What does it take to make the front page? A panel of Washington Post editors and reporters addressed that question - and more - at the West End Neighborhood Library Saturday morning.
Six Washington Post journalists addressed a 50-person audience consisting mostly of Foggy Bottom residents at the program, titled "The Front Page - How National Headlines Impact Us All."
"The big push in newspapers over the last several years is to broaden the number of kinds of stories on the front page," said Michael Abramowitz, a national editor. "We have to find stories that appeal to a larger audience and not just the political junkies in Washington."
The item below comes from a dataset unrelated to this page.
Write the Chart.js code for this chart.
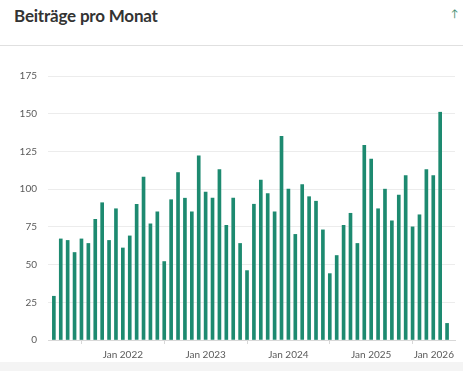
<!DOCTYPE html>
<html lang="de">
<head>
<meta charset="utf-8">
<script src="https://cdn.jsdelivr.net/npm/chart.js@4.4.1/dist/chart.umd.min.js"></script>
<style>
  html, body { margin: 0; padding: 0; background: #fff; }
  body { width: 463px; height: 371px; overflow: hidden; position: relative; font-family: Lato, "Open Sans", sans-serif; }
  .head { height: 45px; border-bottom: 1px solid #e0e0e0; position: relative; }
  .head h2 { margin: 0; position: absolute; left: 14px; top: 5px; font-size: 17px; font-weight: 700; color: #333; letter-spacing: -0.2px; }
  .head .arrow { position: absolute; left: 451px; top: 7px; font-size: 10px; color: #3c8c6e; }
  .chart-box { position: absolute; left: 0; top: 46px; width: 463px; height: 316px; }
  .foot { position: absolute; left: 0; top: 362px; width: 463px; height: 9px; background: #f4f4f4; }
</style>
</head>
<body>
<div class="head">
  <h2>Beiträge pro Monat</h2>
  <span class="arrow">↑</span>
</div>
<div class="chart-box"><canvas id="postsChart"></canvas></div>
<div class="foot"></div>

<script>
// Monate (Mär 2021 - Dez 2025)
const months = [
  '2021-03','2021-04','2021-05','2021-06','2021-07','2021-08','2021-09','2021-10','2021-11','2021-12',
  '2022-01','2022-02','2022-03','2022-04','2022-05','2022-06','2022-07','2022-08','2022-09','2022-10','2022-11','2022-12',
  '2023-01','2023-02','2023-03','2023-04','2023-05','2023-06','2023-07','2023-08','2023-09','2023-10','2023-11','2023-12',
  '2024-01','2024-02','2024-03','2024-04','2024-05','2024-06','2024-07','2024-08','2024-09','2024-10','2024-11','2024-12',
  '2025-01','2025-02','2025-03','2025-04','2025-05','2025-06','2025-07','2025-08','2025-09','2025-10','2025-11','2025-12'
];

// Beiträge pro Monat
const posts = [
  29, 67, 66, 58, 67, 64, 80, 91, 66, 87,
  61, 69, 90, 108, 77, 85, 52, 93, 111, 94, 85, 122,
  98, 94, 113, 76, 94, 64, 46, 90, 106, 97, 85, 135,
  100, 70, 103, 95, 92, 73, 44, 56, 76, 84, 64, 129,
  120, 87, 100, 79, 96, 109, 75, 83, 113, 109, 151, 11
];

// Achsenbeschriftungen
const xTickLabels = ['Jan 2022', 'Jan 2023', 'Jan 2024', 'Jan 2025', 'Jan 2026'];
const yTicks = [0, 25, 50, 75, 100, 125, 150, 175];

// Monat -> Index ab Jan 2021
function monthIndex(m) {
  const [y, mo] = m.split('-').map(Number);
  return (y - 2021) * 12 + (mo - 1);
}
const xTickValues = xTickLabels.map(l => (Number(l.split(' ')[1]) - 2021) * 12);

const barColor = '#1d8a70';
const labelColor = '#5a5a5a';
const labelFont = '10px Lato, "Open Sans", sans-serif';

// x-Beschriftungen selbst zeichnen, damit die letzte nicht abgeschnitten wird
const xLabelPlugin = {
  id: 'xLabels',
  afterDraw(chart) {
    const xs = chart.scales.x;
    const ctx = chart.ctx;
    ctx.save();
    ctx.font = labelFont;
    ctx.fillStyle = labelColor;
    ctx.textBaseline = 'middle';
    xTickValues.forEach((v, i) => {
      const px = xs.getPixelForValue(v);
      const w = ctx.measureText(xTickLabels[i]).width;
      if (px + w / 2 > chart.width - 2) {
        ctx.textAlign = 'right';
      } else {
        ctx.textAlign = 'center';
      }
      ctx.fillText(xTickLabels[i], px, xs.bottom + 11);
    });
    ctx.restore();
  }
};

document.addEventListener('DOMContentLoaded', function() {
  const ctx = document.getElementById('postsChart');
  new Chart(ctx, {
    type: 'bar',
    data: {
      datasets: [{
        label: 'Beiträge',
        data: months.map((m, i) => ({ x: monthIndex(m), y: posts[i] })),
        backgroundColor: barColor,
        borderWidth: 0,
        barThickness: 3
      }]
    },
    options: {
      responsive: true,
      maintainAspectRatio: false,
      animation: false,
      layout: { padding: { top: 30, right: 8, bottom: 18, left: 0 } },
      plugins: {
        legend: { display: false },
        tooltip: { enabled: false }
      },
      scales: {
        x: {
          type: 'linear',
          offset: false,
          min: 1.15,
          max: 60.15,
          afterBuildTicks: function(scale) {
            scale.ticks = xTickValues.map(v => ({ value: v }));
          },
          ticks: { display: false },
          grid: { drawOnChartArea: false, drawTicks: true, tickLength: 4, color: '#d8d8d8' },
          border: { display: true, color: '#d8d8d8' }
        },
        y: {
          min: 0,
          max: 175,
          afterBuildTicks: function(scale) {
            scale.ticks = yTicks.map(v => ({ value: v }));
          },
          afterFit: function(scale) {
            scale.width = 48;
          },
          ticks: {
            padding: 11,
            color: labelColor,
            font: { family: 'Lato, "Open Sans", sans-serif', size: 10 }
          },
          grid: { color: '#ececec', drawTicks: false },
          border: { display: false }
        }
      }
    },
    plugins: [xLabelPlugin]
  });
});
</script>
</body>
</html>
The second in a series of programs titled, "Cover to Cover - Life Through the Lens of The Washington Post," the discussion was hosted by the D.C. Public Library Foundation, sponsored by The Post and moderated by the Newseum.
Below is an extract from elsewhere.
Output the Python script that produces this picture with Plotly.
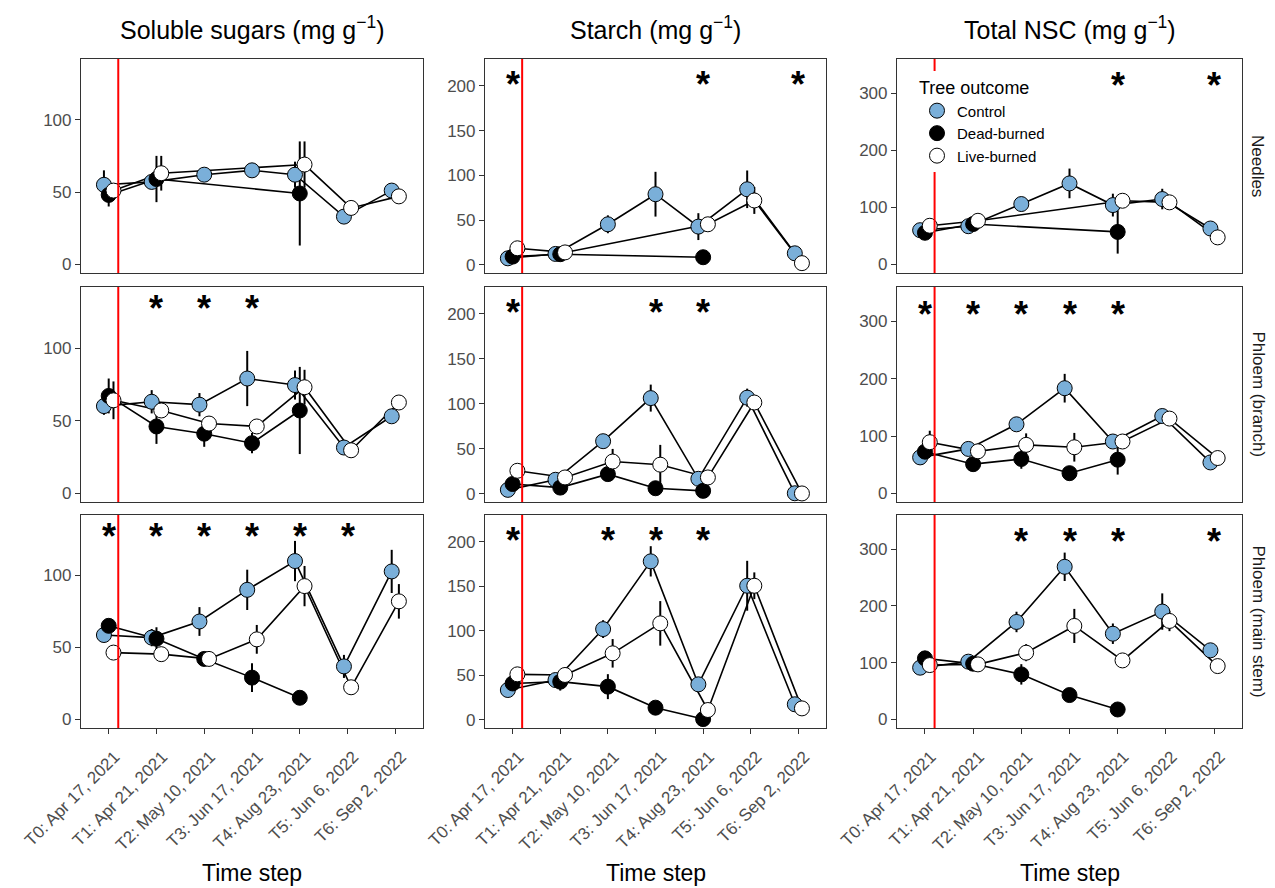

The paper's assistant managing editor for the news desk, Ed Thiede, described the daily process of sifting through stories to find the ones that deserve to make headlines.
Pointing to Friday's statistics, he said at the 2 p.m. daily story conference, 22 stories were pitched for the front page. By the 6 p.m. conference, the number was whittled down to six, The Post's average number of headlines. Stories from the international, national, Metro and business sections were all represented on the front page through teasers or pictures.
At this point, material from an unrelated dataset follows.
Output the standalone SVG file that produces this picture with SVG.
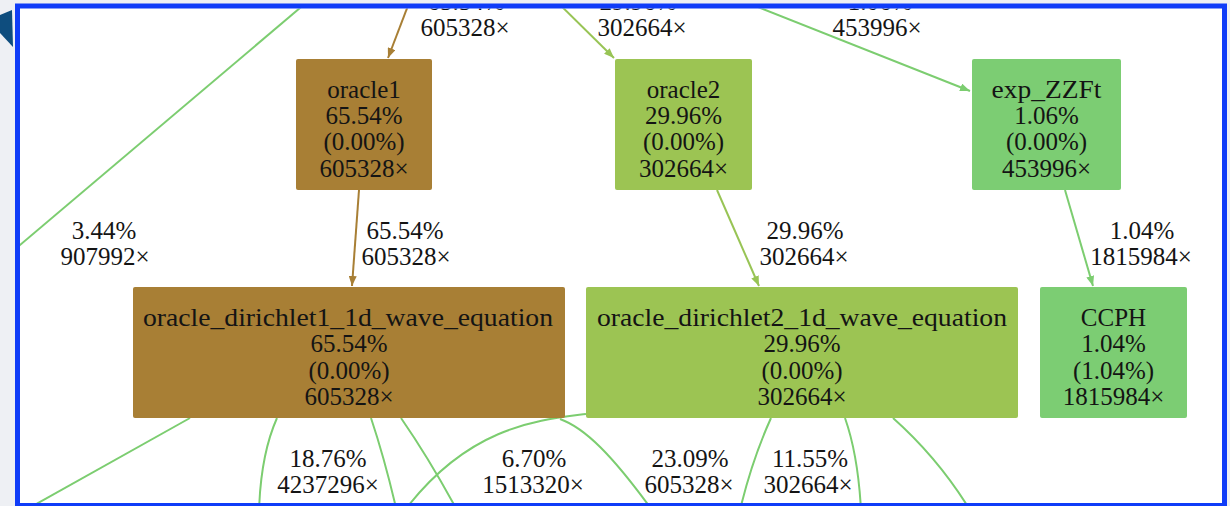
<svg xmlns="http://www.w3.org/2000/svg" width="1230" height="506" viewBox="0 0 1230 506">
  <style>
    text { font-family: "Liberation Serif", "Times New Roman", serif; font-size: 25px; fill: #141414; text-anchor: middle; }
    .edge { fill: none; stroke-width: 2; }
    .g { stroke: #7ccd70; }
    .y { stroke: #98c455; }
    .b { stroke: #a87f35; }
  </style>
  <defs>
    <marker id="ahG" markerUnits="userSpaceOnUse" markerWidth="10" markerHeight="8" refX="10" refY="4" orient="auto">
      <path d="M0,0 L10,4 L0,8 z" fill="#7ccd70"/>
    </marker>
    <marker id="ahY" markerUnits="userSpaceOnUse" markerWidth="10" markerHeight="8" refX="10" refY="4" orient="auto">
      <path d="M0,0 L10,4 L0,8 z" fill="#98c455"/>
    </marker>
    <marker id="ahB" markerUnits="userSpaceOnUse" markerWidth="10" markerHeight="8" refX="10" refY="4" orient="auto">
      <path d="M0,0 L10,4 L0,8 z" fill="#a87f35"/>
    </marker>
    <clipPath id="view">
      <rect x="20" y="8.5" width="1202" height="495"/>
    </clipPath>
  </defs>

  <!-- page backdrop and side decoration -->
  <rect x="0" y="0" width="1230" height="506" fill="#eef0f4"/>
  <polygon points="0,15 12,10 13,47 0,33" fill="#0e4d7e"/>
  <rect x="17.5" y="5.5" width="1207" height="500" fill="#ffffff"/>

  <g clip-path="url(#view)">
    <!-- connectors -->
    <g id="edges">
      <path class="edge b" d="M414,-10 L388,58" marker-end="url(#ahB)"/>
      <path class="edge y" d="M545,-10 L614,58" marker-end="url(#ahY)"/>
      <path class="edge g" d="M720,-8 L970,91" marker-end="url(#ahG)"/>
      <path class="edge g" d="M320,-9 L0,262"/>
      <path class="edge b" d="M359,190 L352,286" marker-end="url(#ahB)"/>
      <path class="edge y" d="M717,190 L759,286" marker-end="url(#ahY)"/>
      <path class="edge g" d="M1065,190 L1093,286" marker-end="url(#ahG)"/>

      <path class="edge g" d="M190,418 L22,512"/>
      <path class="edge g" d="M277,418 C265,445 260,475 259,512"/>
      <path class="edge g" d="M371,418 Q385,460 397,512"/>
      <path class="edge g" d="M401,418 Q430,460 458,512"/>
      <path class="edge g" d="M586,414 C540,420 470,425 405,510"/>
      <path class="edge g" d="M560,419 C585,428 612,455 652,510"/>

      <path class="edge g" d="M771,418 Q752,460 740,510"/>
      <path class="edge g" d="M845,418 Q858,455 861,510"/>
      <path class="edge g" d="M893,418 Q938,458 970,510"/>

      <!-- connector labels -->
      <text x="466" y="9.5">65.54%</text>
      <text x="465" y="36">605328×</text>
      <text x="638" y="9.5">29.96%</text>
      <text x="642" y="36">302664×</text>
      <text x="880" y="9.5">1.06%</text>
      <text x="877" y="36">453996×</text>

      <text x="104" y="239">3.44%</text>
      <text x="105" y="265">907992×</text>
      <text x="405" y="239">65.54%</text>
      <text x="406" y="265">605328×</text>
      <text x="805" y="239">29.96%</text>
      <text x="804" y="265">302664×</text>
      <text x="1142" y="239">1.04%</text>
      <text x="1141" y="265">1815984×</text>

      <text x="328" y="467">18.76%</text>
      <text x="328" y="493">4237296×</text>
      <text x="534" y="467">6.70%</text>
      <text x="533" y="493">1513320×</text>
      <text x="690" y="467">23.09%</text>
      <text x="689" y="493">605328×</text>
      <text x="810" y="467">11.55%</text>
      <text x="808" y="493">302664×</text>
    </g>

    <!-- nodes -->
    <g id="oracle1">
      <rect x="296" y="59" width="136" height="131" rx="2" fill="#a87f35"/>
      <text x="364" y="97.5">oracle1</text>
      <text x="364" y="123.8">65.54%</text>
      <text x="364" y="150.2">(0.00%)</text>
      <text x="364" y="176.5">605328×</text>
    </g>
    <g id="oracle2">
      <rect x="615" y="59" width="137" height="131" rx="2" fill="#9cc453"/>
      <text x="683.5" y="97.5">oracle2</text>
      <text x="683.5" y="123.8">29.96%</text>
      <text x="683.5" y="150.2">(0.00%)</text>
      <text x="683.5" y="176.5">302664×</text>
    </g>
    <g id="exp_ZZFt">
      <rect x="972" y="59" width="149" height="131" rx="2" fill="#7ccd73"/>
      <text x="1046.5" y="97.5" textLength="110" lengthAdjust="spacingAndGlyphs">exp_ZZFt</text>
      <text x="1046.5" y="123.8">1.06%</text>
      <text x="1046.5" y="150.2">(0.00%)</text>
      <text x="1046.5" y="176.5">453996×</text>
    </g>
    <g id="oracle_dirichlet1_1d_wave_equation">
      <rect x="133" y="287" width="432" height="131" rx="2" fill="#a87f35"/>
      <text x="348" y="326" textLength="410" lengthAdjust="spacingAndGlyphs">oracle_dirichlet1_1d_wave_equation</text>
      <text x="349" y="352.3">65.54%</text>
      <text x="349" y="378.6">(0.00%)</text>
      <text x="349" y="405">605328×</text>
    </g>
    <g id="oracle_dirichlet2_1d_wave_equation">
      <rect x="586" y="287" width="432" height="131" rx="2" fill="#9cc453"/>
      <text x="802" y="326" textLength="410" lengthAdjust="spacingAndGlyphs">oracle_dirichlet2_1d_wave_equation</text>
      <text x="802" y="352.3">29.96%</text>
      <text x="802" y="378.6">(0.00%)</text>
      <text x="802" y="405">302664×</text>
    </g>
    <g id="CCPH">
      <rect x="1040" y="287" width="147" height="131" rx="2" fill="#7ccd73"/>
      <text x="1113.5" y="326">CCPH</text>
      <text x="1113.5" y="352.3">1.04%</text>
      <text x="1113.5" y="378.6">(1.04%)</text>
      <text x="1113.5" y="405">1815984×</text>
    </g>
  </g>

  <!-- frame -->
  <rect x="17.5" y="6" width="1207" height="499.5" fill="none" stroke="#0f3cf8" stroke-width="5"/>
</svg>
One story on Friday's front page, Oprah Winfrey's apology for defending James Frey's falsified memoir, sparked controversy among some audience members who thought the article was better fit for the Style section.
Liz Spayd, assistant managing editor of national news, defended the Post's Oprah coverage.
"It was about a large cultural event in our country," she said. "This is a country built on self promoters. I think it was a perfectly worthy story for the front page."
Abramowitz also defended the story for its human interest appeal.
He said, "Newspapers are under a huge amount of pressure. Readership has been declining of the past four or five years. We do think of ways to be more interesting to readers."
Bob Heller, a Foggy Bottom resident who audits classes at GW, criticized The Post for emphasizing human interest stories and avoiding tougher issues.
"You're not even trying to compete with The (New York) Times," Heller said. "You're trying to be a local paper."
Joe Davidson, the District extra edition editor, said Heller's criticisms are well founded, but he sees what Heller views as flaws in the newspaper as part of the new and improved image of The Post.
"The Post wants to be a more aggressive local paper," Davidson said.
The Post now features more Metro stories on its front page than before, and it is moving towards printing more in-depth local stories, the panel said.
The panel also addressed the new online culture of journalism, marked most recently by the blogging phenomenon. While the panel seemed optimistic about other changes in the newspaper, some traditional print journalists were hesitant about blogging.
Style section reporter Neely Tucker said he was personally opposed to blogging, saying a journalist's main responsibility should be in reporting accurate and comprehensive information on a story and not spending time on what he called an unnecessary blog.
Davidson also described his apprehension in moving away from print.
"There's a clash of culture between the print journalists and the dot-com people, as well call them. We need to slowly ease ourselves into this new culture," he said.